Stated problem - Retype exactly the lines from the first one through the line with "40, step: 10", including both ends; skip any pictures.
════════
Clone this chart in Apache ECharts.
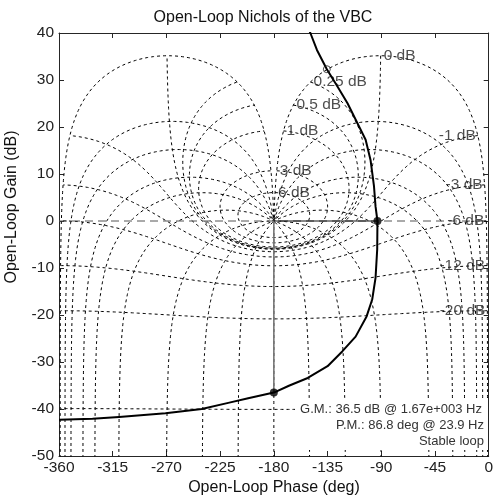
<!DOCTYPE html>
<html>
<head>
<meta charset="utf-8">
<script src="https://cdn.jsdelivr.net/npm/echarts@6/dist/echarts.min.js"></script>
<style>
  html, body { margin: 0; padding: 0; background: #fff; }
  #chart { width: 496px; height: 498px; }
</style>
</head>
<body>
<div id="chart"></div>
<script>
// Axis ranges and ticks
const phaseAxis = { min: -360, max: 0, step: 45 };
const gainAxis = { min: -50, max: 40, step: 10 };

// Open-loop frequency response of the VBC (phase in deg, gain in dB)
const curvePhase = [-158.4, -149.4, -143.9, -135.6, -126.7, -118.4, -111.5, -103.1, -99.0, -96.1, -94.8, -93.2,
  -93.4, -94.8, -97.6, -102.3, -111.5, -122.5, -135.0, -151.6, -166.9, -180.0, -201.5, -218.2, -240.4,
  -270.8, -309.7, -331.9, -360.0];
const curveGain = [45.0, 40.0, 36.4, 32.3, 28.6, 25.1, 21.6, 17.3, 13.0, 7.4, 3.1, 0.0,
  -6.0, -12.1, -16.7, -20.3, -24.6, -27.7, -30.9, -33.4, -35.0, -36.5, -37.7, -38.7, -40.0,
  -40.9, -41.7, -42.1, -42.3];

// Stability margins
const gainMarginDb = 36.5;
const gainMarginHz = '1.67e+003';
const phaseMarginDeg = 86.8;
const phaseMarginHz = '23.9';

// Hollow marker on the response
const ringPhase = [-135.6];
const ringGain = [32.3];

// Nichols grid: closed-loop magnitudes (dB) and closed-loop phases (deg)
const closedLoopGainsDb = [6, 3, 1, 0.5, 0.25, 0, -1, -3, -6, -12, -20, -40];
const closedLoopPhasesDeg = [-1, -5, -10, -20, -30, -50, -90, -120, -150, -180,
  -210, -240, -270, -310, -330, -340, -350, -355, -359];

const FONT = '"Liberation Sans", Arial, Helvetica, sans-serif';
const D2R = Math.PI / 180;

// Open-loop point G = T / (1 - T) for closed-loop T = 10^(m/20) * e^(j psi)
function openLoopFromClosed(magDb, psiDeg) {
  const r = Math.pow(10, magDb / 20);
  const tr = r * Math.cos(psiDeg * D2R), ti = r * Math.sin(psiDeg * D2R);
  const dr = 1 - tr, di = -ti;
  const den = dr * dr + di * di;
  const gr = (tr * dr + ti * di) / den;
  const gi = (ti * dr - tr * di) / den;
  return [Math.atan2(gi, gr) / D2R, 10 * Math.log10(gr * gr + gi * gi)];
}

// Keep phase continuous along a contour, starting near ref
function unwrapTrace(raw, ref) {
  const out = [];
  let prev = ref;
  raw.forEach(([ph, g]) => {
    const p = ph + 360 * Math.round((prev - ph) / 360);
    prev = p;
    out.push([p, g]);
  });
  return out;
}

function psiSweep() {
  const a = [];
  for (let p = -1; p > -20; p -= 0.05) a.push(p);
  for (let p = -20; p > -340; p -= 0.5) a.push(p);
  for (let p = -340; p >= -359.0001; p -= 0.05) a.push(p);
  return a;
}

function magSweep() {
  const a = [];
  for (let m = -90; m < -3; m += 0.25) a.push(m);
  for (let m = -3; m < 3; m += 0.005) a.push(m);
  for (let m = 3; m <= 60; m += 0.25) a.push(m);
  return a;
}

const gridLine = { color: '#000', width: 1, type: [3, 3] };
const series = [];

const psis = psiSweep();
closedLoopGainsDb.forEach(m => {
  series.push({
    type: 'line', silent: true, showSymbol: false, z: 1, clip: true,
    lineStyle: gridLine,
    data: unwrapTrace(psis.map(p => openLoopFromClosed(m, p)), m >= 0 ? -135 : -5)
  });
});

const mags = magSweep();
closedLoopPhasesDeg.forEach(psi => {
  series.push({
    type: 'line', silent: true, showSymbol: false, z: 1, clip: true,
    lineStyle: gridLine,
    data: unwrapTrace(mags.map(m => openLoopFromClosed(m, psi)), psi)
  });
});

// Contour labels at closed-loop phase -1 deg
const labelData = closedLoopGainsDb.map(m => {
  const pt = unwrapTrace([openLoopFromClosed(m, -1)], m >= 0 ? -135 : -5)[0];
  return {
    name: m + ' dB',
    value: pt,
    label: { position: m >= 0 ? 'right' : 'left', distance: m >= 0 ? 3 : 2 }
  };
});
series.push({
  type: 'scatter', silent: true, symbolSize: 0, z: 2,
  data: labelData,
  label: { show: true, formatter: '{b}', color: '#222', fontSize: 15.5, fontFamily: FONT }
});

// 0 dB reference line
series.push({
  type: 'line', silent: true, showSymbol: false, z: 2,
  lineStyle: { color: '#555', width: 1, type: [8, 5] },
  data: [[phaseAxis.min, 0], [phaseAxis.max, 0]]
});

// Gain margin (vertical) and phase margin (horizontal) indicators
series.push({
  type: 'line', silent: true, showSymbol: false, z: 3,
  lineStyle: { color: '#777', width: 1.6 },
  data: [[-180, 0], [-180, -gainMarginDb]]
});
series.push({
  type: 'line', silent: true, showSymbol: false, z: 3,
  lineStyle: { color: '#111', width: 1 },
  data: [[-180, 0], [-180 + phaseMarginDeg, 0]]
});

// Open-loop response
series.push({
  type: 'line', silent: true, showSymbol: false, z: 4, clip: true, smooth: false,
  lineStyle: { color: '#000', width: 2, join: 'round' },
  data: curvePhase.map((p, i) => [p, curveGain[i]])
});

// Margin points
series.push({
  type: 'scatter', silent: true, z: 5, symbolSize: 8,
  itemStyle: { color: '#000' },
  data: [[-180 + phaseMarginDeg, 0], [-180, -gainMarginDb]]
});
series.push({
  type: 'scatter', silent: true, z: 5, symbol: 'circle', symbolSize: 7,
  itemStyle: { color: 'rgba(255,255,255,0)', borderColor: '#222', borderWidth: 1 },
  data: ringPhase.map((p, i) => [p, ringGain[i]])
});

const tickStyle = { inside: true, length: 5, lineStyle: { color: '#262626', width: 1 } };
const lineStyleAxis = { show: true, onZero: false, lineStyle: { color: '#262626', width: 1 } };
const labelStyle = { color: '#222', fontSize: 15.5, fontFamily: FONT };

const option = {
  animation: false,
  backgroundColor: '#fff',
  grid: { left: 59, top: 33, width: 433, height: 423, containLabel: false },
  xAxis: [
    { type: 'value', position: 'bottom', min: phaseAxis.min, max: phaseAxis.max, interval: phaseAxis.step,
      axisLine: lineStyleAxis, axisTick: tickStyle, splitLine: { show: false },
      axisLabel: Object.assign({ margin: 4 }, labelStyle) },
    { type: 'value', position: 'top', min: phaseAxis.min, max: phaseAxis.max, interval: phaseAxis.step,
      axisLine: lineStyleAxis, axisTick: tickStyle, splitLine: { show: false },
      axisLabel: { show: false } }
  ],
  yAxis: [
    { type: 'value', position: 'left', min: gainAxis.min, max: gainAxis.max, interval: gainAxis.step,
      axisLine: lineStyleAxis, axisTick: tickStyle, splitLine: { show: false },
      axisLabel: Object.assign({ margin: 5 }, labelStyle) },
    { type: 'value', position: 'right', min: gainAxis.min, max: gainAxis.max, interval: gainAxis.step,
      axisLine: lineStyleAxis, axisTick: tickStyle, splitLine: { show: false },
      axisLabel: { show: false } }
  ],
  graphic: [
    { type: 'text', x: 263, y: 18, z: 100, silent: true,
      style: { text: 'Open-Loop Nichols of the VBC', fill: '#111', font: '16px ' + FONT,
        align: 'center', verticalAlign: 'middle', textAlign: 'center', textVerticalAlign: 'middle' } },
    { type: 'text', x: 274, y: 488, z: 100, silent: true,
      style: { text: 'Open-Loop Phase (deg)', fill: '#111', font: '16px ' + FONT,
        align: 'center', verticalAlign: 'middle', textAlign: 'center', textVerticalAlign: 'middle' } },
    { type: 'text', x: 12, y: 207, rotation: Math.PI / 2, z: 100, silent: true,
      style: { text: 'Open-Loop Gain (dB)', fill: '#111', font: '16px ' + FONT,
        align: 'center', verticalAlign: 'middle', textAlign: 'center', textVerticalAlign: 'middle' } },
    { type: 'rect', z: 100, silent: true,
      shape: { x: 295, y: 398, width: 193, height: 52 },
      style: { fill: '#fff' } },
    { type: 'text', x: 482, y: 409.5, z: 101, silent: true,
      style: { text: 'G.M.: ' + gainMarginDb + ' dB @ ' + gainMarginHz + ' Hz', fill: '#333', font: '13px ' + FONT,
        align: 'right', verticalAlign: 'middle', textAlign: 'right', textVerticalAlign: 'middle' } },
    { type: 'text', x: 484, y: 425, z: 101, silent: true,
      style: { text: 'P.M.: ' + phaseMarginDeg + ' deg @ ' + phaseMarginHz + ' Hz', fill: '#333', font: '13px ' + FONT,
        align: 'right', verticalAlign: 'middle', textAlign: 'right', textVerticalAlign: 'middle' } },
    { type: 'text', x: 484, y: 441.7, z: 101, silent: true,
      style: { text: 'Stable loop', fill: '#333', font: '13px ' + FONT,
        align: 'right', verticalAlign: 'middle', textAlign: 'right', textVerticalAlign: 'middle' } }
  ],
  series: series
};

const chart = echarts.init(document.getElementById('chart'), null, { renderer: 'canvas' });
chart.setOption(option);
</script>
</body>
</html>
════════
Solution to this exercise -
Clone this chart in Apache ECharts.
<!DOCTYPE html>
<html>
<head>
<meta charset="utf-8">
<script src="https://cdn.jsdelivr.net/npm/echarts@6/dist/echarts.min.js"></script>
<style>
  html, body { margin: 0; padding: 0; background: #fff; }
  #chart { width: 496px; height: 498px; }
</style>
</head>
<body>
<div id="chart"></div>
<script>
// Axis ranges and ticks
const phaseAxis = { min: -360, max: 0, step: 45 };
const gainAxis = { min: -50, max: 40, step: 10 };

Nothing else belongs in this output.